Selima was trained to race at Belair in 1751 and 1752, and she made her racing debut was in Annapolis, Maryland in May 1752. There, she defeated another English mare, Creeping Kate, winning 40 pounds, or about 50 pistoles.

In 1752, Selima won the biggest prize of the era, 2,500 pistoles at Gloucester, Virginia which marked "the beginning of the remarkable racing contests between the rival colonies of Maryland and Virginia", according to former Annapolis mayor Ellen Moyer. Selima won, followed by Tryal (Trial) - William Byrd III's gray mare - followed by two imported (c. 1751) English Thoroughbred horses also owned by the Tayloes, Jenny Cameron and Childers, with Childers later becoming a popular broodmare sire.

==Legacy==
Selima produced many foals during her career as a broodmare:

- 1755 - Ariel, a stallion by Morton's Traveller (1746, by Partner out of Bay Bloody Buttocks, by Bloody Buttocks)
- 1756 - Partner II, a stallion by Morton's Traveller (1746, by Partner out of Bay Bloody Buttocks, by Bloody Buttocks)
- 1757 - "Leonidas' Dam", a mare by Morton's Traveller (1746, by Partner out of Bay Bloody Buttocks, by Bloody Buttocks)
- 1758 - Stella, a mare by Othello (1743, by Crab, by Alcock's Arabian, out of Miss Slamerkin, by Honywood's Arabian)
- 1759 - Galloway's Selim, a stallion by Othello (1743, by Crab, by Alcock's Arabian, out of Miss Slamerkin, by Honywood's Arabian)
- 1760 - Ebony, a mare by Othello (1743, by Crab, by Alcock's Arabian, out of Miss Slamerkin, by Honywood's Arabian)
- 1762 - Wilkins Spadille, a stallion by Janus II (1746, also a grandson of the Godolphin Arabian by Janus I)
- 1763 - Little Juniper, a stallion by Juniper (1752, also a grandson of the Godolphin Arabian by Babraham)
- 1765 - Black Selima, a mare by Fearnought (1755, also a grandson of the Godolphin Arabian by Regulus)
- 176x - Camilla, a mare by Tanner (1757, also a great-grandson of the Godolphin Arabian through Cade)

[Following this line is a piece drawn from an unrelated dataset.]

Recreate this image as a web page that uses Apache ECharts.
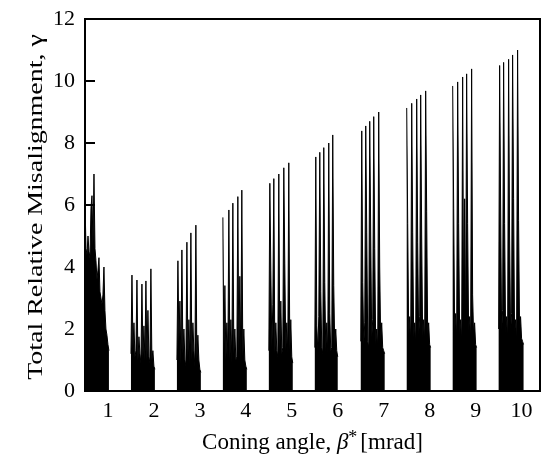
<!DOCTYPE html>
<html>
<head>
<meta charset="utf-8">
<script src="https://cdn.jsdelivr.net/npm/echarts@6/dist/echarts.min.js"></script>
<style>html,body{margin:0;padding:0;background:#fff}#c{width:542px;height:469px}</style>
</head>
<body>
<div id="c"></div>
<script>
// Coning angle tick labels (mrad)
const coningAngles = [1, 2, 3, 4, 5, 6, 7, 8, 9, 10];
// start of each sweep cluster on the coning-angle axis
const groupStart = [0.5, 1.5, 2.5, 3.5, 4.5, 5.5, 6.5, 7.5, 8.5, 9.5];
// spacing between samples inside a cluster (mrad)
const sampleStep = 0.0217;
const yTicks = [0, 2, 4, 6, 8, 10, 12];

// Total relative misalignment samples, one array per coning angle
const group1 = [6.1, 4.6, 4.4, 5.0, 4.5, 4.3, 5.9, 6.3, 4.7, 7.0, 4.6, 4.2, 3.6, 3.9, 4.3, 3.2, 3.0, 2.8, 3.1, 4.0, 2.6, 2.0, 1.8, 1.5, 1.3];
const group2 = [1.2, 3.74, 1.4, 2.2, 1.1, 1.3, 3.58, 1.0, 1.75, 1.2, 0.9, 3.45, 1.1, 2.1, 1.0, 3.55, 1.0, 2.6, 1.1, 0.9, 3.94, 1.0, 1.3, 0.8, 0.7];
const group3 = [1.0, 4.2, 1.6, 2.9, 0.9, 4.55, 1.2, 2.0, 1.0, 0.8, 4.8, 1.1, 2.3, 0.9, 5.1, 1.0, 2.2, 1.3, 0.8, 5.35, 1.0, 1.8, 1.0, 0.7, 0.6];
const group4 = [5.6, 1.2, 3.4, 1.0, 2.2, 1.1, 5.84, 1.0, 2.3, 0.9, 6.06, 1.2, 2.0, 1.0, 1.1, 6.27, 1.2, 3.7, 1.0, 6.48, 1.1, 2.0, 1.0, 0.8, 0.7];
const group5 = [1.3, 6.7, 3.9, 1.4, 2.8, 6.85, 1.2, 2.2, 1.3, 1.1, 7.0, 1.3, 2.9, 1.2, 1.4, 7.2, 4.1, 1.3, 2.2, 1.2, 7.36, 1.3, 2.3, 1.1, 0.9];
const group6 = [1.4, 7.55, 2.1, 1.3, 2.4, 7.7, 3.2, 1.4, 1.2, 7.85, 3.5, 1.3, 2.2, 1.2, 8.0, 2.5, 1.3, 1.4, 8.26, 3.4, 1.5, 2.0, 1.3, 1.1];
const group7 = [1.6, 8.39, 3.5, 1.5, 2.2, 8.55, 5.1, 1.6, 1.4, 8.7, 5.0, 1.7, 2.3, 8.85, 4.6, 1.5, 2.0, 1.4, 9.0, 4.0, 1.6, 2.2, 1.4, 1.3, 1.2];
const group8 = [9.13, 5.4, 1.8, 2.4, 1.6, 9.28, 5.1, 1.7, 2.2, 1.5, 9.42, 4.8, 1.8, 2.4, 9.55, 5.0, 1.7, 2.3, 1.6, 9.68, 5.8, 1.8, 2.2, 1.5, 1.4];
const group9 = [9.84, 5.9, 1.9, 2.5, 1.7, 9.97, 5.4, 1.8, 2.3, 1.6, 10.13, 2.4, 6.2, 1.8, 10.23, 5.4, 1.9, 2.4, 1.7, 10.39, 3.1, 1.8, 2.2, 1.5, 1.4];
const group10 = [2.0, 10.5, 6.0, 1.9, 2.6, 10.6, 5.4, 1.8, 2.4, 1.7, 10.7, 5.0, 1.9, 2.5, 10.84, 6.2, 1.8, 2.3, 1.6, 11.0, 5.5, 1.9, 2.4, 1.7, 1.6, 1.5];

const groups = [group1, group2, group3, group4, group5, group6, group7, group8, group9, group10];

const serif = '"Liberation Serif", "Times New Roman", serif';

const series = groups.map((g, k) => ({
  type: 'line',
  data: g.map((v, i) => [groupStart[k] + i * sampleStep, v]),
  showSymbol: false,
  symbol: 'none',
  silent: true,
  lineStyle: { color: '#000', width: 1, join: 'bevel' },
  areaStyle: { color: '#000', opacity: 1 },
  z: 1
}));

const chart = echarts.init(document.getElementById('c'), null, { renderer: 'canvas' });
chart.setOption({
  animation: false,
  backgroundColor: '#fff',
  grid: {
    left: 85, right: 2, top: 19, bottom: 78,
    show: true, borderColor: '#000', borderWidth: 2, backgroundColor: 'transparent'
  },
  xAxis: {
    type: 'value',
    min: 0.5,
    max: 10.4,
    axisLine: { show: true, lineStyle: { color: '#000', width: 2 } },
    axisTick: { show: false },
    splitLine: { show: false },
    axisLabel: {
      customValues: coningAngles,
      color: '#000',
      fontFamily: serif,
      fontSize: 22,
      margin: 9,
      formatter: v => String(v)
    },
    name: 'Coning angle, {b|β}{s|*}[mrad]',
    nameLocation: 'middle',
    nameGap: 38,
    nameTextStyle: {
      color: '#000', fontFamily: serif, fontSize: 23,
      rich: {
        b: { fontFamily: serif, fontStyle: 'italic', fontSize: 23, color: '#000' },
        s: { fontFamily: serif, fontSize: 18, color: '#000', verticalAlign: 'top', padding: [0, 3, 10, 0] }
      }
    }
  },
  yAxis: {
    type: 'value',
    min: 0,
    max: 12,
    interval: 2,
    axisLine: { show: true, lineStyle: { color: '#000', width: 2 } },
    axisTick: { show: true, inside: true, length: 10, lineStyle: { color: '#000', width: 2 } },
    splitLine: { show: false },
    axisLabel: { color: '#000', fontFamily: serif, fontSize: 22, margin: 10 }
  },
  graphic: [{
    type: 'text',
    x: 36,
    y: 207,
    rotation: Math.PI / 2,
    scaleX: 1.33,
    silent: true,
    style: {
      text: 'Total Relative Misalignment, γ',
      fontFamily: serif,
      fontSize: 21,
      fill: '#000',
      align: 'center',
      verticalAlign: 'middle'
    }
  }],
  series: series
});
</script>
</body>
</html>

However, records are conflicted on which foal she had in 1761, with two different ones being recorded:

- Bellair I (Tayloe's), a stallion by Morton's Traveller (1746, by Partner out of Bay Bloody Buttocks, by Bloody Buttocks)
- Babraham II, a stallion by Juniper (1752, also a grandson of the Godolphin Arabian by Babraham)

The annual Selima Stakes, now raced at Laurel Park Racecourse, was named after Selima in 1926 and first held at the Maryland State Fair with a $30,000 challenge cup for two-year-old fillies.